Art

Japan's postwar aesthetics: compelling if not confusing

by Matthew Larking

Contributing Writer

While painting is preeminent in the 90-odd works shown in “Collection: The Aesthetics of Contemporary Japan” at the National Museum of Art, Osaka (NMAO), it is mostly peripheral to the better-known Japanese aesthetic concepts.

There is none of the rustic simplicity of wabi-sabi, the court elegance of miyabi, the Edo city chic of iki or the more restrained sui of Kyoto comportment. Nor are there fathomless yūgen depths to plumb, or even the limited-use kawaii. Most Japanese aesthetic concepts are historical and art form-specific. Postwar Japanese painting, it seems, exists in an aesthetic concept vacuum.
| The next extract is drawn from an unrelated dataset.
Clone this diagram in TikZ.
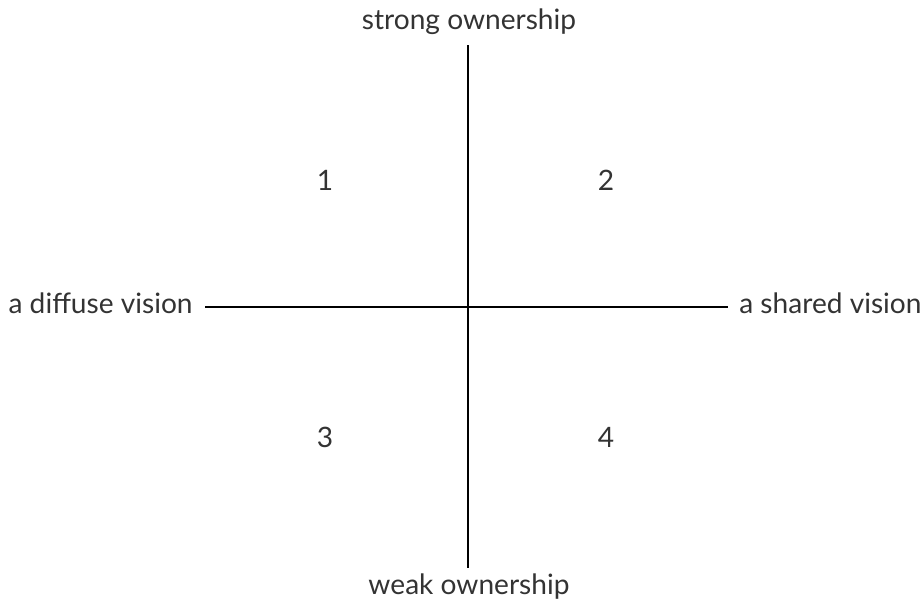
\documentclass[tikz,border=0pt]{standalone}
\usepackage{fontspec}
\setmainfont{Lato}
\usepackage{tikz}
\definecolor{labelgray}{HTML}{333333}

\tikzset{
  axislabel/.style={text=labelgray, font=\fontsize{16}{19}\selectfont, inner sep=0pt},
  quadnum/.style={text=labelgray, font=\fontsize{16}{19}\selectfont, inner sep=0pt},
  axisline/.style={line width=1.1pt, black}
}

\begin{document}
\begin{tikzpicture}[x=0.02cm, y=-0.02cm]
  \useasboundingbox (0,0) rectangle (924,603);
  % axis ends
  \coordinate (top) at (468,45);
  \coordinate (bottom) at (468,568);
  \coordinate (left) at (205,307);
  \coordinate (right) at (728,307);
  \draw[axisline] (top) -- (bottom);
  \draw[axisline] (left) -- (right);
  % axis labels
  \node[axislabel] (strong) at (469,22) {strong ownership};
  \node[axislabel] (weak) at (469,587) {weak ownership};
  \node[axislabel, anchor=east] (diffuse) at (193,303) {a diffuse vision};
  \node[axislabel, anchor=west] (shared) at (739,303) {a shared vision};
  % quadrants
  \node[quadnum] (q1) at (325,180) {1};
  \node[quadnum] (q2) at (606,180) {2};
  \node[quadnum] (q3) at (325,437) {3};
  \node[quadnum] (q4) at (606,437) {4};
\end{tikzpicture}
\end{document}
All the better then that the NMAO’s exhibition nominally attempts to discern the “underlying presence of Japanese aesthetics in contemporary art.” But rather than probing analysis, some of what results is merely cultural nationalism. The exhibition overview, for example, touts: “All of the paintings share a uniquely Japanese sensibility that is unlike anything from the West.” And this despite the raucously insistent European-American parallels evident.

“Cultural Styles and Undercurrents,” “People and Society: Gazing into the Depths,” and “Images as Worldviews” are the partitioned sections. The first features some of the better-known names of Japanized abstraction. Isamu Noguchi’s “Black Sun” (1967-69) is a doughnut-like geometrical sculpture conflating the artist’s conceptions of life, land and universe. A similar circular form, though one less-than-perfect, also entranced painter Jiro Yoshihara in “Untitled” (1971). His conception of the expressiveness of form was in part inherited from calligrapher-painters who favored the expressive and abstracted formal power of kanji scripts over conventional lexical roles, like Yuichi Inoue, whose “Gutetsu (Throughgoing Folly)” (1956) is on display, and Morita Shiryu.

Society-related section two is the more compelling. Tatsuo Ikeda’s surrealist “Genealogy of Monsters” series (1955-56) broke away from the discredited social realism of wartime reportage painting. Sachiko Kazama is represented by one of her irresistible large-scale prints, “Brink! 60 floor building, beat up by prison Su Gamo” (2007), which references the Ikebukuro skyscraper that stands close to where war criminals were once housed. Also on show, is the work of photographer Ryuji Miyamoto, who elegantly documented the ruins of contemporary culture, including the upmarket “Hibiya Movie Theater, Tokyo” (1984/2006) that became dilapidated when the TV age was inaugurated and moviegoers chose to stay home.

The final section introduces recent abstract and figurative painting blends, with works such as Koji Sagawa’s ostensibly abstract minimalism of “A Semi-Plane Mass of Trees No.7,” which turns into a kind of reflective natural landscape. Takanobu Kobayashi, whose early career was spent painting submarines as his alter ego, later produced the massively scaled and seeming emotional relief animal of “House Dog” (1995), while whimsical fantasy inspires the pictorial world of Kyoko Murase’s “Yukinoue” (2009).

This exhibition is ultimately a truncated reprise of the museum’s more extensive 2010 “Garden of Japanese Painting — Japanese Art of the 00s” and its concurrent “Collection 3: Japanese Art 1950-2010.” The same painters are there, as are many of the same works. The selection is at moments, however, compelling.

What aesthetic currents are being outed here, though, is anyone’s guess. If art can function as the mirror of an age, then this one is broken and its fragments kaleidoscopic.